EXERCISE GOAL
Begin with the first line and repeat exactly through the line containing "from matplotlib.ticker import MultipleLocator"; leave every image out.

Start of COLLECTED DATA

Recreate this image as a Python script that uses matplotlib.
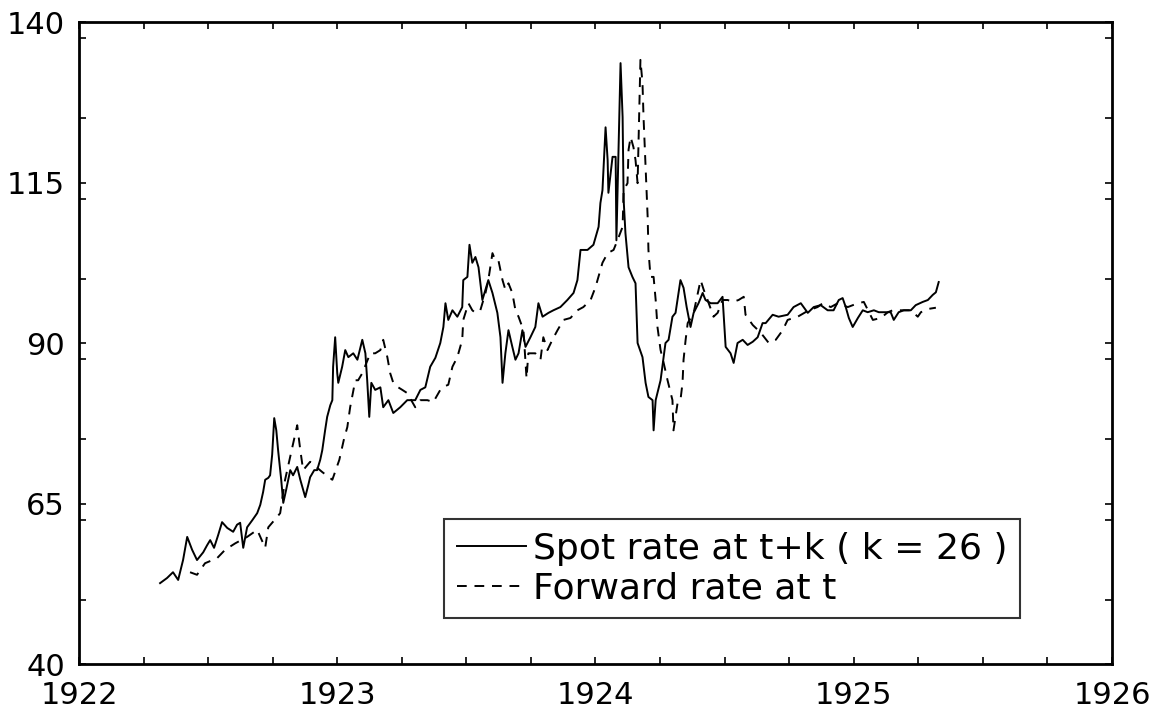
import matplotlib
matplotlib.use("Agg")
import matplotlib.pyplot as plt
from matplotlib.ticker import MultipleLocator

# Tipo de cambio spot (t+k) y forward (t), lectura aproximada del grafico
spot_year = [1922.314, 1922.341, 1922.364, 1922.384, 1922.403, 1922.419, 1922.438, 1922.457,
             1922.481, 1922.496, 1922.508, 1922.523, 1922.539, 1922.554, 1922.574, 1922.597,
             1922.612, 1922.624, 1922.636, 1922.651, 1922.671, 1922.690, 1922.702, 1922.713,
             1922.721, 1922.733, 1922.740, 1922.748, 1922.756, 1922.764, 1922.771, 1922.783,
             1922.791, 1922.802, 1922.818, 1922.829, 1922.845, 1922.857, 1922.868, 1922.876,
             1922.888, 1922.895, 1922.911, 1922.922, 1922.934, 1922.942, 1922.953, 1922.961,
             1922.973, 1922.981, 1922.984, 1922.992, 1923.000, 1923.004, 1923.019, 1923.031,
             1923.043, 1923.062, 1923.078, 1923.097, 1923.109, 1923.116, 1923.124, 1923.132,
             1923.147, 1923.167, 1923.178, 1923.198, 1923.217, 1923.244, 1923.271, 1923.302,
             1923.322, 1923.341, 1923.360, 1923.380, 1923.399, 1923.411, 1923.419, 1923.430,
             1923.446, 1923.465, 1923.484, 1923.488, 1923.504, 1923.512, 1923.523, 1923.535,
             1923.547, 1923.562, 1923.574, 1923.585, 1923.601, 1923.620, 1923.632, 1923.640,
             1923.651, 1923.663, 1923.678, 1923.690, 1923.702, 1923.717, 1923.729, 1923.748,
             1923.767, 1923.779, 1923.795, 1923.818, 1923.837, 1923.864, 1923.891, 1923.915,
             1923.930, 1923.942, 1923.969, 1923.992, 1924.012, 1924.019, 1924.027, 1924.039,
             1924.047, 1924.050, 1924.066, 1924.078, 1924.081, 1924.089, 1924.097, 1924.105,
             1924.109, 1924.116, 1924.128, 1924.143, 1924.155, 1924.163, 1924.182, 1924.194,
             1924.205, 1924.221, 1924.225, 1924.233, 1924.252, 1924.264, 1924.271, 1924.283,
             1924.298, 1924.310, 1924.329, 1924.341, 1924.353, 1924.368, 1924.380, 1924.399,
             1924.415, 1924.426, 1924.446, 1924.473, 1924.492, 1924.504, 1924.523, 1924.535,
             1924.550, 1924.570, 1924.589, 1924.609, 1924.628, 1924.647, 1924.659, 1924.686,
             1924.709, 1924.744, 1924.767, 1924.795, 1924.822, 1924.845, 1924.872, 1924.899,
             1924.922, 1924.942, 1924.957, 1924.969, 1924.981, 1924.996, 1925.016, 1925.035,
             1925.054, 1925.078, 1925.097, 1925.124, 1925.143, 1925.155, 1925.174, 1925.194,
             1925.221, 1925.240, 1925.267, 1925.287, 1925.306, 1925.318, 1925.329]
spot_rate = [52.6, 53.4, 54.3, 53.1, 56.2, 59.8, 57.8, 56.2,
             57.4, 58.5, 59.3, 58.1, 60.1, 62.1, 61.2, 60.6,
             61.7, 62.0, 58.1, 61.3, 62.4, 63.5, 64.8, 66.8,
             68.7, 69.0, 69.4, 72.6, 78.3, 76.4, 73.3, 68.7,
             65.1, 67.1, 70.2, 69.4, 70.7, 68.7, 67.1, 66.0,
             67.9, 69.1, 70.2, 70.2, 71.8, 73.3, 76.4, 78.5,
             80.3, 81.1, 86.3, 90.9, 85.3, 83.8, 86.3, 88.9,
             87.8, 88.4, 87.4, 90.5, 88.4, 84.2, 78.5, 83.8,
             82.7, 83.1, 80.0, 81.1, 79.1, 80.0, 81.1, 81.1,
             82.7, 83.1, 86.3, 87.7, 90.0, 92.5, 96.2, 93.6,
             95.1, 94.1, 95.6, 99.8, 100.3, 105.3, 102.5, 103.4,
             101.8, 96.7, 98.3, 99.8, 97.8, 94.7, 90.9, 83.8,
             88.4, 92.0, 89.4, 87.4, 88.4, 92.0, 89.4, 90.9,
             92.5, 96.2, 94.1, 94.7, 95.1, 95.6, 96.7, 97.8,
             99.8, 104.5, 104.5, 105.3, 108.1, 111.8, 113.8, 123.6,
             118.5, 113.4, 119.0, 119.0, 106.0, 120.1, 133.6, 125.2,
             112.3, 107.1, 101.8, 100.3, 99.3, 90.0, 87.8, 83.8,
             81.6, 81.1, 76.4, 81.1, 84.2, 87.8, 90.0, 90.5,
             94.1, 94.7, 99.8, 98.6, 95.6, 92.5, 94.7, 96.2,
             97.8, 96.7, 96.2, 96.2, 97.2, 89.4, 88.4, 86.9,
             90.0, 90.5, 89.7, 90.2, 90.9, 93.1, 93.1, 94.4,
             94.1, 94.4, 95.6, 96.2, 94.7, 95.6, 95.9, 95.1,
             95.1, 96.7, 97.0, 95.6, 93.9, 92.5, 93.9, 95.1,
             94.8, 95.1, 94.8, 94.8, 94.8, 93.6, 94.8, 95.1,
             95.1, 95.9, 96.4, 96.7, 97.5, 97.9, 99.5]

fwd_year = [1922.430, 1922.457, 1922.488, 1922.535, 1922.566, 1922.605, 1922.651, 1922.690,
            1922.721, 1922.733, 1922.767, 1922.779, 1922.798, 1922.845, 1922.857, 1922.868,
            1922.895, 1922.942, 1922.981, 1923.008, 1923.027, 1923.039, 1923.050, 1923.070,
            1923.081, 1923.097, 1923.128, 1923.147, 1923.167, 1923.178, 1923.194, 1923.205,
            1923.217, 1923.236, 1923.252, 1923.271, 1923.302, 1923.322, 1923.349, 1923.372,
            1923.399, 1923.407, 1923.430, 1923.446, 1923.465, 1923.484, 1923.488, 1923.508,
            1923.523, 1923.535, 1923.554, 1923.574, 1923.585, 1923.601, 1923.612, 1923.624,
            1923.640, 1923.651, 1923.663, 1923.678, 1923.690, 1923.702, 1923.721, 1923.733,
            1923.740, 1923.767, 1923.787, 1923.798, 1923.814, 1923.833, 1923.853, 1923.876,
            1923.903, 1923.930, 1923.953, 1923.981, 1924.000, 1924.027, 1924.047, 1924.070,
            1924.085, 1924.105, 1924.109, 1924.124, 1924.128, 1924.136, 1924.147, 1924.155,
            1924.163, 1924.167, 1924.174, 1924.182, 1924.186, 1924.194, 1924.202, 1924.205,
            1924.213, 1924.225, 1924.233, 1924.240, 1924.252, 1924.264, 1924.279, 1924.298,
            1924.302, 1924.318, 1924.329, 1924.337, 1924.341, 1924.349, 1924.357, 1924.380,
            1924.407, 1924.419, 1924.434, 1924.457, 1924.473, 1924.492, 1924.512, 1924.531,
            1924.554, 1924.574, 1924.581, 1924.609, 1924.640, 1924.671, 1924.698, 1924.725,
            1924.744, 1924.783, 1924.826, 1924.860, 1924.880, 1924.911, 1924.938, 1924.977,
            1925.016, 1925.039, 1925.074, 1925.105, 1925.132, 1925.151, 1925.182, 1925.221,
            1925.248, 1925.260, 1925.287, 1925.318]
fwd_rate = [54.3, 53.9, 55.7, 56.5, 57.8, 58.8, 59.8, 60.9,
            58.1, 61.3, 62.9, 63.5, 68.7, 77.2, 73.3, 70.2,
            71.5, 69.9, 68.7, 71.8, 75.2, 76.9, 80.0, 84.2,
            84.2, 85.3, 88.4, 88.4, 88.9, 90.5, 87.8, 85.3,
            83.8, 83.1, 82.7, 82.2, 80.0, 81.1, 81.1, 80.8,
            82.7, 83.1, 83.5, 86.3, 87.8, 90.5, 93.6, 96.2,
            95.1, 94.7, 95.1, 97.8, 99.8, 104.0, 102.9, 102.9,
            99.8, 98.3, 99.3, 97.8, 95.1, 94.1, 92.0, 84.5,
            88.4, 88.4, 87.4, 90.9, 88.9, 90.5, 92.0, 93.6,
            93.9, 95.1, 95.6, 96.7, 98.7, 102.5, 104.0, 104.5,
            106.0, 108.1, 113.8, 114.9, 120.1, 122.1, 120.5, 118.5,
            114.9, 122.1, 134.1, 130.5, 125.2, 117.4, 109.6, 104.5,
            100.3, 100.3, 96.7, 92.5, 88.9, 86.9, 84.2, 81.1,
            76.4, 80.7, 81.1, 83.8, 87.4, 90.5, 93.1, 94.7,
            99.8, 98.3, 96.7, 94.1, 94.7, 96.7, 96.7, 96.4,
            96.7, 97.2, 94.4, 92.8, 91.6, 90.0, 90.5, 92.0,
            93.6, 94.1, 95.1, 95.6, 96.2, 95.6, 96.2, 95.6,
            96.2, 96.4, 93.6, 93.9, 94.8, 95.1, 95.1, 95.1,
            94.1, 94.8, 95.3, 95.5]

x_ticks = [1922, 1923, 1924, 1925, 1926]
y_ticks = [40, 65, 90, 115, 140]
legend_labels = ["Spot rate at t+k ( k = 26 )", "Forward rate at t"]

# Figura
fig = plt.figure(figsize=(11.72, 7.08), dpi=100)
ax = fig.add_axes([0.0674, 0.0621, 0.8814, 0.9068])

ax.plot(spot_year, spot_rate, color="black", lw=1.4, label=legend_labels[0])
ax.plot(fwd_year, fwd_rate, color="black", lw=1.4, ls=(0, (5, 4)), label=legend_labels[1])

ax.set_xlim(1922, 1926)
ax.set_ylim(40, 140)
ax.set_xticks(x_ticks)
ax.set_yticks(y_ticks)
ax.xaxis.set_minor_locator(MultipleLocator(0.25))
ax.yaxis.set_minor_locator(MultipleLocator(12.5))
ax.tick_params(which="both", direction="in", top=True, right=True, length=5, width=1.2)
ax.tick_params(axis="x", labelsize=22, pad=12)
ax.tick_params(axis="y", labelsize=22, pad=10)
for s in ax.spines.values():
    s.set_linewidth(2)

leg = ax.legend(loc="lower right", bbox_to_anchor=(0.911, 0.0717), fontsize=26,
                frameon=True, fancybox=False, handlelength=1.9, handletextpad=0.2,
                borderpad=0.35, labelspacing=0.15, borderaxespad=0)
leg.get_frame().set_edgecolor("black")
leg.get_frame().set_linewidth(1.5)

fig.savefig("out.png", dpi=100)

End of COLLECTED DATA

FINISHED EXERCISE
Recreate this image as a Python script that uses matplotlib.
import matplotlib
matplotlib.use("Agg")
import matplotlib.pyplot as plt
from matplotlib.ticker import MultipleLocator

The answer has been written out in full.